What to do:
How many of the lines below contain "this"? Answer with that number alone.

** begin **

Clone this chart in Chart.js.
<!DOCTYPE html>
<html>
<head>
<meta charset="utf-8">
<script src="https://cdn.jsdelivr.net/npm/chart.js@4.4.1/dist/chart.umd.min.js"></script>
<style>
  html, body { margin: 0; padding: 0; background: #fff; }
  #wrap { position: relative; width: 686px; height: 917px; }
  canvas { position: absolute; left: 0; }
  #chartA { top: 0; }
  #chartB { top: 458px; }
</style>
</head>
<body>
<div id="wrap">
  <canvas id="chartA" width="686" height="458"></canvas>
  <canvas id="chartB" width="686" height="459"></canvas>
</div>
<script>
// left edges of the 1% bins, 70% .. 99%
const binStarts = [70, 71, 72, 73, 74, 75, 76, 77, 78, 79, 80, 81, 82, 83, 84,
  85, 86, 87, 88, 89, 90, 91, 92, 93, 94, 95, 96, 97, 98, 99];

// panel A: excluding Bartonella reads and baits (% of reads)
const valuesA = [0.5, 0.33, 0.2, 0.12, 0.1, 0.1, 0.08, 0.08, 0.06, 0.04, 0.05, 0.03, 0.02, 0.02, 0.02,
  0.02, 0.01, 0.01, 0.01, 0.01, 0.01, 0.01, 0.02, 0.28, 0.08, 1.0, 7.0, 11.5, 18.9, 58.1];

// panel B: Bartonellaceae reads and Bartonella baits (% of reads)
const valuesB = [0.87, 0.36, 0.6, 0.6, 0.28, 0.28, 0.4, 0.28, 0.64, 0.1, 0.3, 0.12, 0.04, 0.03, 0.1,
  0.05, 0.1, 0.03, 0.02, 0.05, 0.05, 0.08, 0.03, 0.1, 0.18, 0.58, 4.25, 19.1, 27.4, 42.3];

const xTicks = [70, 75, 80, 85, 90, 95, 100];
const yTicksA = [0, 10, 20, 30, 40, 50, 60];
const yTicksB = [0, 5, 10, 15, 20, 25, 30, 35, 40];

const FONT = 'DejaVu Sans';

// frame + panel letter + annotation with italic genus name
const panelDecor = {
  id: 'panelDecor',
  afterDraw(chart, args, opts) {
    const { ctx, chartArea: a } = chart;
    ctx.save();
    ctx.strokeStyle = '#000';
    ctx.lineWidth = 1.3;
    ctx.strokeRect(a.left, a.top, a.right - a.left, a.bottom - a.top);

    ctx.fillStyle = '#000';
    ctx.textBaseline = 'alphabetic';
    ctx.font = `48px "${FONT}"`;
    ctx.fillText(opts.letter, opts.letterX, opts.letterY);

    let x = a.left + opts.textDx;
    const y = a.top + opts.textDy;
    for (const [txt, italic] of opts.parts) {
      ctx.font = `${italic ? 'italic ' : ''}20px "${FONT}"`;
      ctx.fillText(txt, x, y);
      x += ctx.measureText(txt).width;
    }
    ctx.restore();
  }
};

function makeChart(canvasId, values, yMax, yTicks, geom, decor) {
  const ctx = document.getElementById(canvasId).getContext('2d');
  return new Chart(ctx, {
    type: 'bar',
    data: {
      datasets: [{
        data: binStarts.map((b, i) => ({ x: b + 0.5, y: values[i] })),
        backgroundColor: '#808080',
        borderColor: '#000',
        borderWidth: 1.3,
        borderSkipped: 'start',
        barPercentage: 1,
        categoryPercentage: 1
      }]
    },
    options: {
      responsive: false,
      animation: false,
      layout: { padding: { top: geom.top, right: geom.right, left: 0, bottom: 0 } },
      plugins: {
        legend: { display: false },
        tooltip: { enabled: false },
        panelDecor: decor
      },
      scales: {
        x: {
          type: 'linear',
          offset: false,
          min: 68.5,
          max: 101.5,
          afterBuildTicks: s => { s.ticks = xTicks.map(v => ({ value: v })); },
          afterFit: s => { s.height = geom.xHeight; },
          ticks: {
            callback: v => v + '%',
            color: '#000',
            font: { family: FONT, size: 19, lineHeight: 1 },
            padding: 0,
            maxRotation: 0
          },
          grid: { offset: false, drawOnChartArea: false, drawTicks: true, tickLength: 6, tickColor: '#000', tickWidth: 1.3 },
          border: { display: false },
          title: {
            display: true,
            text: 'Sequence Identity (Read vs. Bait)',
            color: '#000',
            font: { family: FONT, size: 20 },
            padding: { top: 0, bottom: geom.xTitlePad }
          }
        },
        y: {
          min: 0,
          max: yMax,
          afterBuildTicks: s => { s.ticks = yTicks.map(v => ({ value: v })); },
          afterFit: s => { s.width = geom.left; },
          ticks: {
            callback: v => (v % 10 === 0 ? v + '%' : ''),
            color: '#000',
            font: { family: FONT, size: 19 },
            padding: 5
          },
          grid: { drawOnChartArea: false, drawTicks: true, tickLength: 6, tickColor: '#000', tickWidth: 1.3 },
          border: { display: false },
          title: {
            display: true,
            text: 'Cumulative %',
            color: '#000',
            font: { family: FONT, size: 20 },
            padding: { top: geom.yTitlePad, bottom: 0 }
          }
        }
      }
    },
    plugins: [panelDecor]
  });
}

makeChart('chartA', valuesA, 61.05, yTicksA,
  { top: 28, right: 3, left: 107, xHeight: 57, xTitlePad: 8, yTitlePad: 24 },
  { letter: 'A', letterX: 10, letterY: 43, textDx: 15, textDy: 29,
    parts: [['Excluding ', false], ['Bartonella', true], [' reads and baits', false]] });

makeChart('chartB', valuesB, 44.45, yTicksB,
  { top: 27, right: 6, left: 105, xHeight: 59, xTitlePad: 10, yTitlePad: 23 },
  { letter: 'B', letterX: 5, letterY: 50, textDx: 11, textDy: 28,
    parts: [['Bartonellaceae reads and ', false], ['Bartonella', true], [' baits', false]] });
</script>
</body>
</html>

** end **
** begin **

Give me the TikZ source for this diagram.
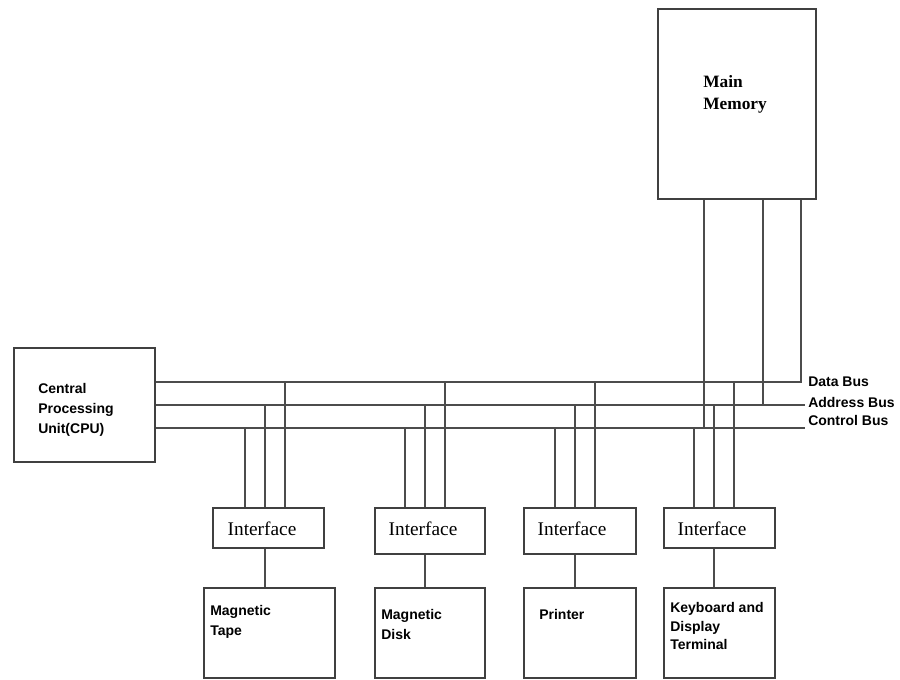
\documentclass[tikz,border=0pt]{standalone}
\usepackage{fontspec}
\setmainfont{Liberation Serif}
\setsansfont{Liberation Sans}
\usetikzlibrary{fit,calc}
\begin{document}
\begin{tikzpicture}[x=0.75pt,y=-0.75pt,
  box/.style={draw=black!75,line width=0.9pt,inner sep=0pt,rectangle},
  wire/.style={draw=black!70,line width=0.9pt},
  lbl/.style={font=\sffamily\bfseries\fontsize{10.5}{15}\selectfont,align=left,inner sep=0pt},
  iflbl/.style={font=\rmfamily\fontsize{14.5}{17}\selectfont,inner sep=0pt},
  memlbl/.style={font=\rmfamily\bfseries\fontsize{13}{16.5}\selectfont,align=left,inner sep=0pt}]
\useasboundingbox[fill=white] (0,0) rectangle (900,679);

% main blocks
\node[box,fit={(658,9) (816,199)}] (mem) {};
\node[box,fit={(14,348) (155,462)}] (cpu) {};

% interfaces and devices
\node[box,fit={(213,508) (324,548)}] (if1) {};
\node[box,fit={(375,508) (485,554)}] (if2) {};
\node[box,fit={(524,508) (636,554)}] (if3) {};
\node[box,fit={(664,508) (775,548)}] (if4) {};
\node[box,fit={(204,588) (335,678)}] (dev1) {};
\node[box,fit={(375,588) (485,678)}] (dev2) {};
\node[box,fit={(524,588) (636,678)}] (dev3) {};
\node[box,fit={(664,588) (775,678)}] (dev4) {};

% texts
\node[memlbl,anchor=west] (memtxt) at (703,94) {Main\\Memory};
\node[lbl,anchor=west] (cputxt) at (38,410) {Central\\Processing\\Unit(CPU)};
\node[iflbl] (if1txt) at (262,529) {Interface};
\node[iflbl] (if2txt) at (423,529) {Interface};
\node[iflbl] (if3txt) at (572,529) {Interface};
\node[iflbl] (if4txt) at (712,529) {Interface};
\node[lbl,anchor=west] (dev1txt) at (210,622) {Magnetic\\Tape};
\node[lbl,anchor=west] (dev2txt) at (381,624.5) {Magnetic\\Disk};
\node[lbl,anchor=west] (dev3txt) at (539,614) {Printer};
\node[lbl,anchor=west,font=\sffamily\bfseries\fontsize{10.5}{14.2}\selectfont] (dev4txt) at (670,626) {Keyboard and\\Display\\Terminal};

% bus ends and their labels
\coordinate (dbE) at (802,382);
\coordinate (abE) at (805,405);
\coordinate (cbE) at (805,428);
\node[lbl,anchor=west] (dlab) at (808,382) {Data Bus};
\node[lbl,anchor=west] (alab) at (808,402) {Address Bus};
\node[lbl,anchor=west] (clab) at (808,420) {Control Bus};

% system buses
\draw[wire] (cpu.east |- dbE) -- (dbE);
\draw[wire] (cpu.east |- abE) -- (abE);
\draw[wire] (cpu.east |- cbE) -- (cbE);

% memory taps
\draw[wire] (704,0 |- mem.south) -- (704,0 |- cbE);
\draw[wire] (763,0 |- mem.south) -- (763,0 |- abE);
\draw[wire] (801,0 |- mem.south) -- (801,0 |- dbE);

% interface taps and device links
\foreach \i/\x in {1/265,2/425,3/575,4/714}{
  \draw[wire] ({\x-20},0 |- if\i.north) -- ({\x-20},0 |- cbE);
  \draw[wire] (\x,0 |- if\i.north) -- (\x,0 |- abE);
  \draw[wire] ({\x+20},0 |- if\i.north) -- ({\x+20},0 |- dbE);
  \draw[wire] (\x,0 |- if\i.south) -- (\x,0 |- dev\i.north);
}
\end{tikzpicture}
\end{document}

** end **

Correct result:
2